Bob Barr

Bush Blasts at the Bedrock of Our Liberty
The Atlanta Journal-Constitution
February 7, 2007

Some 792 years ago, in Runnymede, England, a very unhappy King John was forced by a group of barons to sign a document called the "Magna Carta."

Despite the passage of so many centuries since that June day, and notwithstanding the fact that no one save a devoted cartographer could find the "meadow that is called Runnymede" on a modern map, the notion of a "Great Charter," clearly establishing rights of individuals and limiting the power of the governing authority, remains a central underpinning of Western civilization. These ideas form also the very basis of our own representative democracy; that is, until the administration of George W. Bush.

While many provisions in the Magna Carta dealt with parochial interests of barons that have little relevance today, such is not the case with paragraph 39: "No free man shall be seized or imprisoned, or stripped of his rights or possessions, or outlawed or exiled, or deprived of his standing in any other way, nor will we proceed with force against him, or send others to do so, except by the lawful judgment of his equals or by the law of the land." The eloquence, relevance and importance of these words ring as loudly today as they did nearly 800 years ago.

This paragraph, reciting the inherent right of each person in a free society to be protected against incarceration or deprivation except by rule of law, was well-known and clearly understood by our Founding Fathers as an underpinning of civilized society. The "Great Writ" of habeas corpus—whereby a person has a fundamental right to be brought before a court to determine the lawfulness of his or her detention or deprivation—is a vital element of liberty growing out of this paragraph in the Magna Carta. Its importance to the fledgling republic occupied many pages of debate and court decisions in those early years that defined our nation to the world as the "beacon of liberty." The Great Writ was considered a core element in the foundation of our republic.

So important was the writ of habeas corpus deemed by the Constitution's drafters that Article I expressly forbids the "Privilege of the Writ of Habeas Corpus" from being even temporarily suspended. Only if our country is invaded or faced with overt "Rebellion" could the Congress move to suspend—not eliminate—the right of every person to be brought before a court if the government seeks to detain or otherwise imperil his or her freedom. The president is not granted that power at all. President Lincoln attempted to suspend the writ of habeas corpus, a move later determined by the Supreme Court to have been unconstitutional.

Yet, so little regard has the Bush administration for the rights of the people as opposed to the power of the government, that its attorney general recently told the American people, through testimony before the United States Senate, in effect, "don't worry so much about habeas corpus because you don't really have that right under our Constitution anyway." For many Americans, the shock of such words being spoken by an attorney general of the United States has not yet worn off, though uttered nearly three weeks ago.

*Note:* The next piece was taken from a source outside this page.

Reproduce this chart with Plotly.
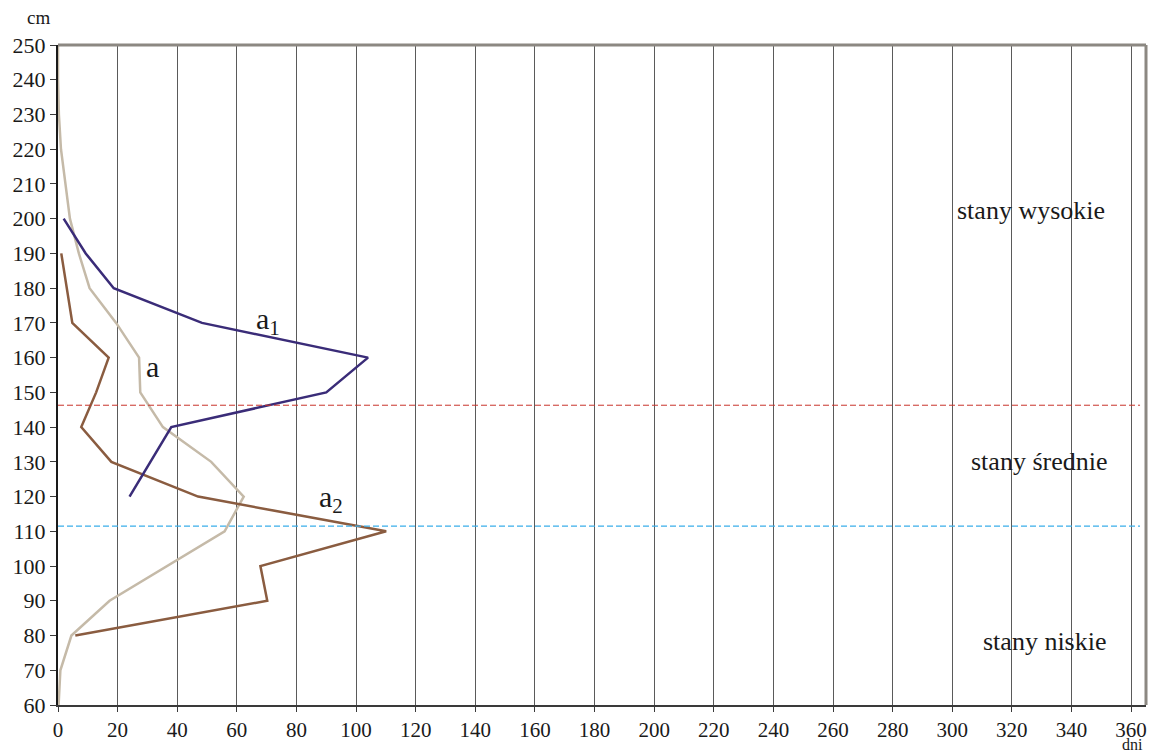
import plotly.graph_objects as go

# water stage (cm) vs. number of days
stage_a = [250, 240, 230, 220, 210, 200, 190, 180, 170, 160, 150, 140, 130, 120, 110, 100, 90, 80, 70, 60]
days_a = [0, 0, 0.3, 1, 2.5, 4, 7, 10.6, 19.5, 27.2, 27.6, 35.2, 51.4, 62.3, 55.9, 36.5, 17.3, 4.5, 0.8, 0.2]

stage_a1 = [200, 190, 180, 170, 160, 150, 140, 120]
days_a1 = [1.9, 9.3, 18.7, 48.3, 104, 90, 38, 24]

stage_a2 = [190, 170, 160, 150, 140, 130, 120, 110, 100, 90, 80]
days_a2 = [1.1, 4.8, 17, 12.8, 7.8, 17.9, 47, 110.1, 67.9, 70.2, 5.8]

# characteristic stage boundaries
high_limit = 146.3
low_limit = 111.5

x_ticks = list(range(0, 361, 20))
y_ticks = list(range(60, 251, 10))

zone_labels = ["stany wysokie", "stany średnie", "stany niskie"]
zone_x = [326.5, 329, 331]
zone_y = [202.5, 130.2, 78.4]

serif = "Liberation Serif"

fig = go.Figure()

fig.add_trace(go.Scatter(x=days_a, y=stage_a, mode="lines",
                         line=dict(color="#c5baa8", width=2.5), showlegend=False))
fig.add_trace(go.Scatter(x=days_a2, y=stage_a2, mode="lines",
                         line=dict(color="#8a5c40", width=2.5), showlegend=False))
fig.add_trace(go.Scatter(x=days_a1, y=stage_a1, mode="lines",
                         line=dict(color="#3a2c78", width=2.5), showlegend=False))

# boundary lines
fig.add_shape(type="line", xref="x", yref="y", x0=0, x1=363, y0=high_limit, y1=high_limit,
              line=dict(color="#c8322a", width=1, dash="6px,3px"), layer="above")
fig.add_shape(type="line", xref="x", yref="y", x0=0, x1=363, y0=low_limit, y1=low_limit,
              line=dict(color="#3aaeea", width=1.2, dash="6px,3px"), layer="above")

# top and right frame
fig.add_shape(type="line", xref="paper", yref="paper", x0=0, x1=1, y0=1, y1=1,
              line=dict(color="#8c8882", width=3))
fig.add_shape(type="line", xref="paper", yref="paper", x0=1, x1=1, y0=0, y1=1,
              line=dict(color="#8c8882", width=3))

# series labels
series_labels = [("a<sub>1</sub>", 70.3, 170.5), ("a", 31.8, 157.5), ("a<sub>2</sub>", 91.5, 119.2)]
for txt, xx, yy in series_labels:
    fig.add_annotation(x=xx, y=yy, text=txt, showarrow=False,
                       font=dict(family=serif, size=30, color="#1a1a1a"))

for txt, xx, yy in zip(zone_labels, zone_x, zone_y):
    fig.add_annotation(x=xx, y=yy, text=txt, showarrow=False,
                       font=dict(family=serif, size=26, color="#1a1a1a"))

# axis units
fig.add_annotation(xref="paper", yref="paper", x=-0.029, y=1.041, yanchor="middle",
                   text="cm", showarrow=False, borderpad=0,
                   font=dict(family=serif, size=19, color="#1a1a1a"))
fig.add_annotation(x=360.5, yref="paper", y=-0.0605, yanchor="middle", text="dni",
                   showarrow=False, borderpad=0,
                   font=dict(family=serif, size=16, color="#1a1a1a"))

fig.update_layout(
    width=1149, height=755,
    margin=dict(l=58, r=3, t=45, b=50),
    paper_bgcolor="white", plot_bgcolor="white",
    font=dict(family=serif, size=21, color="#1a1a1a"),
    xaxis=dict(range=[0, 365], tickvals=x_ticks, showgrid=True, gridcolor="#5a5a5a",
               gridwidth=1, zeroline=False, showline=True, linecolor="#3a3a3a", linewidth=2,
               ticks="outside", ticklen=5, tickcolor="#3a3a3a", tickwidth=1,
               tickfont=dict(family=serif, size=21)),
    yaxis=dict(range=[60, 250], tickvals=y_ticks, showgrid=False, zeroline=False,
               showline=True, linecolor="#1a1a1a", linewidth=2,
               ticks="outside", ticklen=6, tickcolor="#3a3a3a", tickwidth=1,
               tickfont=dict(family=serif, size=22)),
)

fig.write_html("out.html")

The position thus staked out by the attorney general is troubling also in light of the fact that the administration has repeatedly taken another phrase in the Constitution and elevated it to the level of a sacred and all-encompassing "right" of presidents. Article II provides that the president, rather than the Congress, shall occupy the position atop the military chain of command. The president serves as the "Commander in Chief" of the armed forces.

The paragraph in which this provision appears gives to the president no additional powers when serving as commander in chief. It is a reflection simply of the administrative need to have one person, rather than the entire Congress, issuing commands to the military. Moreover, the very next section reminds the president that at all times he has a responsibility to "take Care that the Laws be faithfully executed," with no hint of an exception for whenever he decides he is acting as commander in chief.

Yet, post-Sept. 11, this president has let not a single opportunity slip by without reminding us, almost in the fashion of a character in a Gilbert and Sullivan opera, that he is the "commander in chief" and a "wartime president." He then proceeds to employ the title to justify whatever it is he wishes to do in the "Global War on Terror."

Ignoring a law that requires a court order before surveilling Americans in the United States, or relegating a pesky and ancient "writ" to the category of a quaint and outworn technicality seem small steps indeed in such a world view; a view so at odds with the vision of Thomas Jefferson, Patrick Henry and James Madison as to be unrecognizable.

Bob Barr occupies the 21st Century Liberties Chair for Freedom and Privacy at the American Conservative Union Foundation.